Dire de I’m not There, le nouveau film de Todd Haynes, que je l’attend impatiemment est un euphémisme. Parce que Todd Haynes est un cinéaste passionnant.
Parce qu’il aime Douglas Sirk autant que le glam rock. Parce que, surtout, je viens de lire la biographie de Bob Dylan écrite par François Bon et que le film de Todd Haynes pourrait en constituer
la fort pertinente coda.
Après le livre de Greil Marcus intégralement consacré à la chanson Like a Rolling Stone, après No Direction Home, le foisonnant documentaire de Scorsese sur Dylan, après la
somptueuse réédition du Dont Look Back de Pennebaker en dvd, le livre de Bon vient clore (provisoirement) deux années ponctuées de parutions remarquables pour qui s’intéresse à Robert
Zimmerman.
La deuxième incursion de François Bon en terres de rock’n’roll est peut-être plus convaincante encore que la somme qu’il publia sur les Rolling Stones il y a cinq ans. Bob Dylan est en effet un
personnage de roman idéal, un être autour duquel le réel est fluctuant, indéfini. Si Rolling Stones, une biographie se nourrissait de faits avérés et d’une mythologie assez classique, la
figure de Dylan intrigue et stimule beaucoup plus. Le livre de Bon est ainsi, en partie, une sorte d’enquête au cœur des innombrables écrits et témoignages que l’on a déjà pu lire ou entendre sur
Dylan. Entreprise critique, donc, plutôt que bio officielle. Et c’est heureux.
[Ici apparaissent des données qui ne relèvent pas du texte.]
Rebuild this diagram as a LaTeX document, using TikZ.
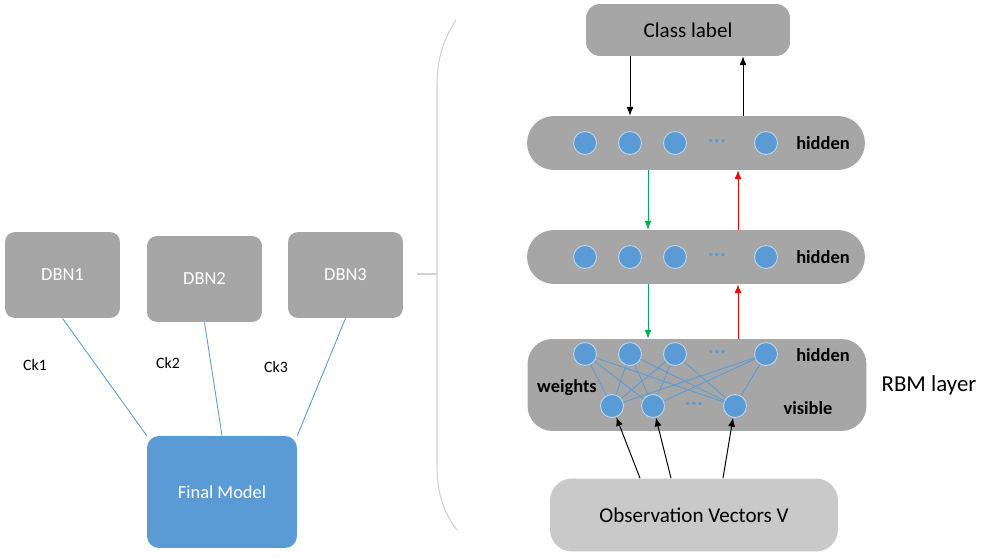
\documentclass[tikz,border=0pt]{standalone}
\usepackage{fontspec}
\setmainfont{Carlito}
\usetikzlibrary{calc,arrows.meta}

\definecolor{boxgray}{HTML}{A6A6A6}
\definecolor{obsgray}{HTML}{C9C9C9}
\definecolor{nodeblue}{HTML}{5B9BD5}
\definecolor{rimblue}{HTML}{BDD7EE}
\definecolor{upgreen}{HTML}{00B050}
\definecolor{bracegray}{HTML}{D0D0D0}

\tikzset{
	dbnbox/.style={rectangle, rounded corners=0.2cm, fill=boxgray, text=white,
		minimum width=2.3cm, minimum height=1.72cm, font=\fontsize{10.5}{12}\selectfont},
	layer/.style={rectangle, fill=boxgray, minimum width=6.76cm},
	unit/.style={circle, fill=nodeblue, draw=rimblue, line width=0.5pt,
		minimum size=0.46cm, inner sep=0pt},
	tag/.style={font=\fontsize{10.5}{12}\selectfont\bfseries},
	wline/.style={draw=nodeblue, line width=0.5pt},
	dots/.style={text=nodeblue, font=\fontsize{13}{14}\selectfont\bfseries},
	arr/.style={-{Latex[length=5pt,width=4pt]}, line width=0.55pt},
}

\begin{document}
\begin{tikzpicture}[x=0.02cm, y=-0.02cm]
	\useasboundingbox (0,0) rectangle (992,557);

	% Left side: DBNs and final model.
	\node[dbnbox] (dbn1) at (62.5,275) {DBN1};
	\node[dbnbox] (dbn2) at (204.5,279) {DBN2};
	\node[dbnbox] (dbn3) at (345.5,275) {DBN3};
	\node[rectangle, rounded corners=0.24cm, fill=nodeblue, text=white,
		minimum width=3cm, minimum height=2.24cm,
		font=\fontsize{10.5}{12}\selectfont] (final) at (222,492) {Final Model};

	\node[font=\fontsize{9}{11}\selectfont] (ck1) at (35,365) {Ck1};
	\node[font=\fontsize{9}{11}\selectfont] (ck2) at (168,363) {Ck2};
	\node[font=\fontsize{9}{11}\selectfont] (ck3) at (276,367) {Ck3};

	\draw[wline] (dbn1.south) -- (final.north west);
	\draw[wline] (dbn2.south) -- (final.north);
	\draw[wline] (dbn3.south) -- (final.north east);

	% Brace.
	\draw[bracegray, line width=0.6pt] (456,20) .. controls (443,40) and (437,60) .. (437,85)
		-- (437,465) .. controls (437,492) and (443,512) .. (457,530);
	\draw[bracegray, line width=0.6pt] (417,274) -- (437,274);

	% Right side: layers.
	\node[rectangle, rounded corners=0.28cm, fill=boxgray, minimum width=4.08cm,
		minimum height=1.04cm, font=\fontsize{12}{14}\selectfont] (cls) at (688,30) {Class label};
	\node[layer, rounded corners=0.54cm, minimum height=1.08cm] (h1) at (696,143) {};
	\node[layer, rounded corners=0.54cm, minimum height=1.08cm] (h2) at (696,257) {};
	\node[layer, rounded corners=0.5cm, minimum width=6.78cm, minimum height=1.84cm] (rbm) at (697,385) {};
	\node[rectangle, rounded corners=0.44cm, fill=obsgray, minimum width=5.76cm,
		minimum height=1.46cm, font=\fontsize{12}{14}\selectfont] (obs) at (694,515) {Observation Vectors V};

	% Units.
	\foreach \x [count=\i] in {585,630,675,766} {
		\node[unit] (ha\i) at (\x,143) {};
		\node[unit] (hb\i) at (\x,257) {};
		\node[unit] (rh\i) at (\x,354) {};
	}
	\foreach \x [count=\i] in {612,653,735}
		\node[unit] (rv\i) at (\x,406) {};
	\foreach \a in {1,...,4}
		\foreach \b in {1,2,3}
			\draw[wline] (rh\a) -- (rv\b);

	\node[dots] (dota) at (717,141) {...};
	\node[dots] (dotb) at (717,255) {...};
	\node[dots] (dotc) at (717,352) {...};
	\node[dots] (dotd) at (694,404) {...};

	% Labels.
	\node[tag] (ta) at (823,143) {hidden};
	\node[tag] (tb) at (823,257) {hidden};
	\node[tag] (tc) at (823,355) {hidden};
	\node[tag] (tv) at (808,408) {visible};
	\node[tag] (tw) at (567,388) {weights};
	\node[font=\fontsize{13}{15}\selectfont] (rbmtag) at (929,385) {RBM layer};

	% Arrows.
	\coordinate (down) at (648,0);
	\coordinate (up) at (738,0);
	\coordinate (top) at (743,0);
	\draw[arr] (cls.south -| ha2) -- (h1.north -| ha2);
	\draw[arr] (h1.north -| top) -- (cls.south -| top);
	\draw[arr, upgreen] (h1.south -| down) -- (h2.north -| down);
	\draw[arr, red] (h2.north -| up) -- (h1.south -| up);
	\draw[arr, upgreen] (h2.south -| down) -- (rbm.north -| down);
	\draw[arr, red] (rbm.north -| up) -- (h2.south -| up);
	\draw[arr] ($(obs.north)+(-54,0)$) -- (rv1);
	\draw[arr] ($(obs.north)+(-23,0)$) -- (rv2);
	\draw[arr] ($(obs.north)+(29,0)$) -- (rv3);

\end{tikzpicture}
\end{document}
D’habitude, je n’aime pas lire des biographies. Il y manque le frottement de la fiction, il y a là-dedans un côté scolaire et scrupuleux qui, souvent, étouffe la littérature. Avec Bon, c’est
différent, car lorsqu’il évoque les Stones, Dylan ou Led Zeppelin (ce qu’il fit dans un feuilleton radiophonique de haute volée), il parle en creux tout autant de lui, de ce que cette musique,
surtout, représenta pour les jeunes de sa génération en France ("C’est soi-même qu’on recherche").
Ce qui se dégage de la lecture, c’est surtout, donc, que Dylan est insaisissable, que les livres ne réussiront jamais à donner de lui une image univoque. Car Dylan est d’abord un mythe, une
figure en laquelle s’agrège toute une histoire de l’Amérique et de la contre-culture. Un homme aussi qui ne se reconnut pas forcément dans le rôle que l’on voulut, un temps, lui faire jouer.
Je ne l’ai pas encore vu, mais le film de Todd Haynes semble bien partir lui aussi de ce postulat, de cette impossibilité de raconter Dylan en se contentant de suivre le simple fil biographique.
D’où le recours – logique – à plusieurs comédiens pour interpréter autant de Dylan, ou plus précisément d’avatars dylaniens. La phrase d’accroche de la bande-annonce le déclare sans
ambages : les biographies de Dylan, ses Chroniques même, sont truffées de mensonges, d’exagérations de toutes sortes. Tandis que défilent les premières images, on pense à cette
phrase célèbre prononcée par James Stewart dans L’Homme qui tua Liberty Valance ("Si la légende est plus belle que la vérité, alors imprimons la légende").
Finalement, c’est d’abord Dylan qui a écrit son propre rôle, se construisant au fil du temps en personnage fictif (la généalogie qu’il s’invente à ses débuts, l’épisode de l’accident de moto de
juillet 66 très largement exagéré…), jusqu’à être dépassé par celui-ci et par ce que les auditeurs investissaient en sa personne.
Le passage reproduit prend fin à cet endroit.